─── Record list ───
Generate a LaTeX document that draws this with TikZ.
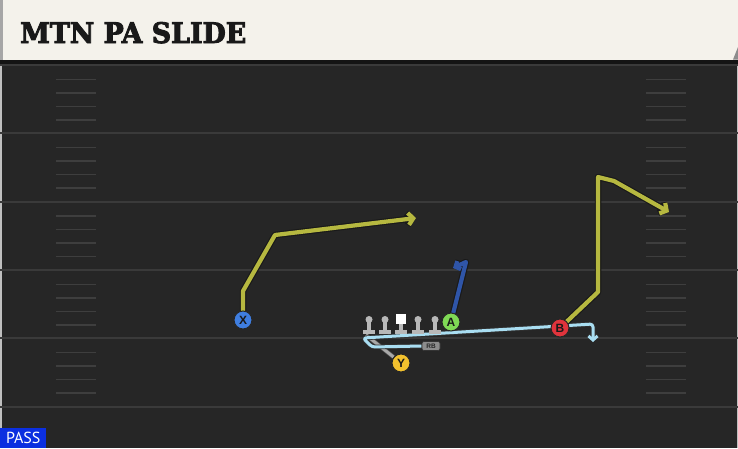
\documentclass[tikz,border=0pt]{standalone}
\usepackage{fontspec}
\setmainfont{Liberation Sans}
\newfontfamily\titlefont{DejaVu Serif Condensed}[FakeBold=3]
\newfontfamily\passfont{PT Sans}
\usetikzlibrary{arrows.meta}
\definecolor{fieldbg}{HTML}{262626}
\definecolor{yardc}{HTML}{3A3A3A}
\definecolor{hashc}{HTML}{3E3E3E}
\definecolor{headbg}{HTML}{F4F2EB}
\definecolor{olivec}{HTML}{B6B840}
\definecolor{bluerc}{HTML}{2F55A8}
\definecolor{skyc}{HTML}{A9DEF2}
\definecolor{greyrc}{HTML}{A8A8A8}
\definecolor{xblue}{HTML}{3F7EE0}
\definecolor{agreen}{HTML}{7FD955}
\definecolor{bred}{HTML}{E0343C}
\definecolor{yyellow}{HTML}{F2C12E}
\definecolor{linec}{HTML}{B8B8B8}
\definecolor{passblue}{HTML}{0B2FE0}
\pgfdeclarelayer{field}
\pgfdeclarelayer{routes}
\pgfsetlayers{field,routes,main}
\tikzset{
  yard/.style={draw=yardc, line width=2pt},
  hash/.style={draw=hashc, line width=1.6pt},
  rtout/.style={draw=black!90, line width=6.5pt, line join=round, line cap=round},
  rtin/.style={draw=#1, line width=4.2pt, line join=round, line cap=round},
  thinout/.style={draw=black!80, line width=4.6pt, line join=round},
  thinin/.style={draw=#1, line width=3pt, line join=round},
  tipbig/.style={-{Straight Barb[length=5pt,width=12pt]}},
  tipsmall/.style={-{Straight Barb[length=4pt,width=9pt]}},
  player/.style={circle, draw=black!85, line width=1pt, fill=#1, minimum size=18pt, inner sep=0pt,
    font=\fontsize{12}{12}\selectfont\bfseries, text=black!90},
  lmhead/.style={circle, fill=linec, minimum size=7pt, inner sep=0pt},
}
\begin{document}
\begin{tikzpicture}[x=1pt,y=-1pt]
\useasboundingbox (0,0) rectangle (738,448);
\begin{pgfonlayer}{field}
  \fill[fieldbg] (0,0) rectangle (738,448);
  \fill[black!25] (0,59) rectangle (1.5,448);
  \fill[black!25] (736.5,59) rectangle (738,448);
  \foreach \y in {65,133,201.5,270,338,406.5}
    \draw[yard] (0,\y) -- (738,\y);
  \foreach \b in {65,133,201.5,270,338}
    \foreach \o in {14.5,28,41.5,55} {
      \draw[hash] (56,\b+\o) -- (96,\b+\o);
      \draw[hash] (646,\b+\o) -- (686,\b+\o);
    }
  % header
  \fill[black!92] (0,59) rectangle (738,64);
  \fill[headbg] (0,0) rectangle (738,59.5);
  \fill[black!35] (0,0) rectangle (3,59.5);
  \fill[black!45] (738,47) -- (738,59.5) -- (733,59.5) -- cycle;
\end{pgfonlayer}

\node[anchor=base west, inner sep=0pt, text=black!90] (title) at (20,43)
  {\resizebox{226pt}{21pt}{\titlefont\bfseries MTN PA SLIDE}};

% players
\node[player=xblue] (X) at (243,320) {X};
\node[player=agreen] (A) at (451,322) {A};
\node[player=bred] (B) at (560,328) {B};
\node[player=yyellow] (Y) at (401,363) {Y};
\node[fill=black!45, draw=black!80, line width=0.6pt, rounded corners=2pt, inner sep=0pt,
  minimum width=18pt, minimum height=9pt, font=\fontsize{6.5}{6.5}\selectfont\bfseries, text=black!85]
  (RB) at (431,346) {RB};

% offensive line
\foreach \n/\x in {lt/369,lg/385,rg/418,rt/435} {
  \fill[linec] (\x-1.7,320) rectangle (\x+1.7,331);
  \fill[linec] (\x-6,330) rectangle (\x+6,333.5);
  \node[lmhead] (\n) at (\x,319.5) {};
}
\fill[linec] (399.3,322) rectangle (402.7,331);
\fill[linec] (395,330) rectangle (407,333.5);
\node[fill=white, minimum size=10pt, inner sep=0pt] (C) at (401,319) {};

% route waypoints
\coordinate (xa) at (243,291);
\coordinate (xb) at (275,235);
\coordinate (xe) at (416,218);
\coordinate (aa) at (466,262);
\coordinate (ae) at (453,268);
\coordinate (ba) at (598,292);
\coordinate (bb) at (598,177);
\coordinate (bc) at (614,181);
\coordinate (be) at (669,212);
\coordinate (r1) at (372,347);
\coordinate (r2) at (363,338);
\coordinate (r3) at (593,324);
\coordinate (re) at (593,342);
\coordinate (ys) at (366,335);

\begin{pgfonlayer}{routes}
  % Y route
  \draw[draw=black!70, line width=4.4pt] (Y) -- (ys);
  \draw[draw=greyrc, line width=3pt] (Y) -- (ys);
  % RB route
  \draw[thinout, tipsmall, rounded corners=3pt] (RB.west) -- (r1) -- (r2) -- (r3) -- (re);
  \draw[thinin=skyc, tipsmall, rounded corners=3pt] (RB.west) -- (r1) -- (r2) -- (r3) -- (re);
  % X route
  \draw[rtout, tipbig] (X) -- (xa) -- (xb) -- (xe);
  \draw[rtin=olivec, tipbig] (X) -- (xa) -- (xb) -- (xe);
  % B route
  \draw[rtout, tipbig] (B) -- (ba) -- (bb) -- (bc) -- (be);
  \draw[rtin=olivec, tipbig] (B) -- (ba) -- (bb) -- (bc) -- (be);
  % A route
  \draw[rtout, tipsmall] (A) -- (aa) -- (ae);
  \draw[rtin=bluerc, tipsmall] (A) -- (aa) -- (ae);
\end{pgfonlayer}

\node[fill=passblue, anchor=south west, minimum width=46pt, minimum height=20pt, inner sep=0pt,
  text=white, font=\passfont\fontsize{16}{16}\selectfont] (pass) at (0,448) {PASS};
\end{tikzpicture}
\end{document}
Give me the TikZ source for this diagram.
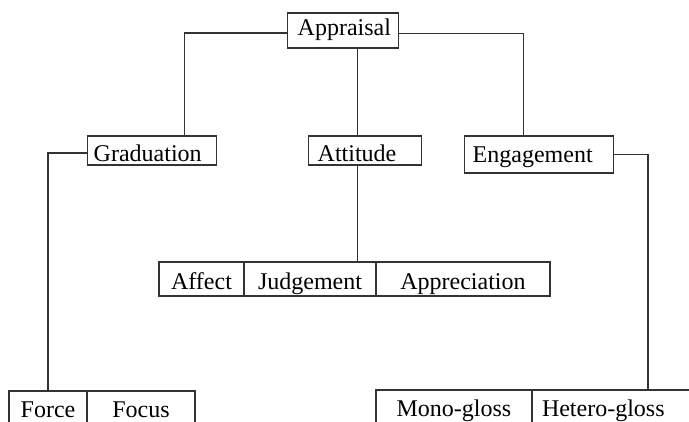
\documentclass[tikz,border=0pt]{standalone}
\usepackage{fontspec}
\setmainfont{Liberation Serif}
\usepackage{tikz}
\usetikzlibrary{positioning}
\tikzset{
  box/.style={draw=black!80, line width=1.4pt, rectangle, inner ysep=0pt,
    align=left, anchor=west, font=\fontsize{24}{28}\selectfont},
  cell/.style={draw=black!80, line width=1.4pt, rectangle, inner sep=0pt,
    outer sep=0pt, text height=27pt, text depth=7pt,
    font=\fontsize{24}{28}\selectfont},
  link/.style={draw=black!80, line width=1.4pt}
}
\begin{document}
\begin{tikzpicture}[x=1pt,y=-1pt]
  \useasboundingbox (0,0) rectangle (689,421);
  \clip (0,0) rectangle (689,421);
  \fill[white] (0,0) rectangle (689,421);

  \node[box, inner xsep=10pt, text width=91pt, text height=22pt, text depth=13pt] (appr) at (287,30.5) {Appraisal};
  \node[box, inner xsep=6pt, text width=117pt, text height=25pt, text depth=4pt] (grad) at (87,150.5) {Graduation};
  \node[box, inner xsep=9pt, text width=95pt, text height=25pt, text depth=4pt] (att) at (308,150.5) {Attitude};
  \node[box, inner xsep=8pt, text width=133pt, text height=26pt, text depth=11pt] (eng) at (464,154.5) {Engagement};

  \node[cell, minimum width=85pt, anchor=north west] (aff) at (159,262) {Affect};
  \node[cell, minimum width=132pt, right=0pt of aff] (judg) {Judgement};
  \node[cell, minimum width=174pt, right=0pt of judg] (apprec) {Appreciation};

  \node[cell, minimum width=78pt, text height=26pt, text depth=10pt, anchor=north west] (force) at (9,391) {Force};
  \node[cell, minimum width=108pt, text height=26pt, text depth=10pt, right=0pt of force] (focus) {Focus};

  \node[cell, minimum width=156pt, text height=26pt, text depth=12pt, anchor=north west] (mono) at (376,390) {Mono-gloss};
  \node[cell, text width=150pt, align=left, inner xsep=10pt, text height=26pt, text depth=12pt, right=0pt of mono] (het) {Hetero-gloss};

  \draw[link] ([yshift=-2.5pt]appr.west) -| ([xshift=32.5pt]grad.north);
  \draw[link] ([yshift=-3pt]appr.east) -| ([xshift=-16pt]eng.north);
  \draw[link] ([xshift=14pt]appr.south) -- ([xshift=14pt]appr.south |- att.north);
  \draw[link] ([xshift=-7.5pt]att.south) -- ([xshift=-7.5pt]att.south |- judg.north);
  \draw[link] ([yshift=-2.5pt]grad.west) -| (force.north);
  \draw[link] (eng.east) -| ([xshift=31pt]het.north);
\end{tikzpicture}
\end{document}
───
What you should do
Copy nothing but the lines above that run from the one with "Give me the TikZ source for this diagram." to the one with "width=150pt, align=left, inner", ends included; pictures stay out.

Task output
Give me the TikZ source for this diagram.
\documentclass[tikz,border=0pt]{standalone}
\usepackage{fontspec}
\setmainfont{Liberation Serif}
\usepackage{tikz}
\usetikzlibrary{positioning}
\tikzset{
  box/.style={draw=black!80, line width=1.4pt, rectangle, inner ysep=0pt,
    align=left, anchor=west, font=\fontsize{24}{28}\selectfont},
  cell/.style={draw=black!80, line width=1.4pt, rectangle, inner sep=0pt,
    outer sep=0pt, text height=27pt, text depth=7pt,
    font=\fontsize{24}{28}\selectfont},
  link/.style={draw=black!80, line width=1.4pt}
}
\begin{document}
\begin{tikzpicture}[x=1pt,y=-1pt]
  \useasboundingbox (0,0) rectangle (689,421);
  \clip (0,0) rectangle (689,421);
  \fill[white] (0,0) rectangle (689,421);

  \node[box, inner xsep=10pt, text width=91pt, text height=22pt, text depth=13pt] (appr) at (287,30.5) {Appraisal};
  \node[box, inner xsep=6pt, text width=117pt, text height=25pt, text depth=4pt] (grad) at (87,150.5) {Graduation};
  \node[box, inner xsep=9pt, text width=95pt, text height=25pt, text depth=4pt] (att) at (308,150.5) {Attitude};
  \node[box, inner xsep=8pt, text width=133pt, text height=26pt, text depth=11pt] (eng) at (464,154.5) {Engagement};

  \node[cell, minimum width=85pt, anchor=north west] (aff) at (159,262) {Affect};
  \node[cell, minimum width=132pt, right=0pt of aff] (judg) {Judgement};
  \node[cell, minimum width=174pt, right=0pt of judg] (apprec) {Appreciation};

  \node[cell, minimum width=78pt, text height=26pt, text depth=10pt, anchor=north west] (force) at (9,391) {Force};
  \node[cell, minimum width=108pt, text height=26pt, text depth=10pt, right=0pt of force] (focus) {Focus};

  \node[cell, minimum width=156pt, text height=26pt, text depth=12pt, anchor=north west] (mono) at (376,390) {Mono-gloss};
  \node[cell, text width=150pt, align=left, inner xsep=10pt, text height=26pt, text depth=12pt, right=0pt of mono] (het) {Hetero-gloss};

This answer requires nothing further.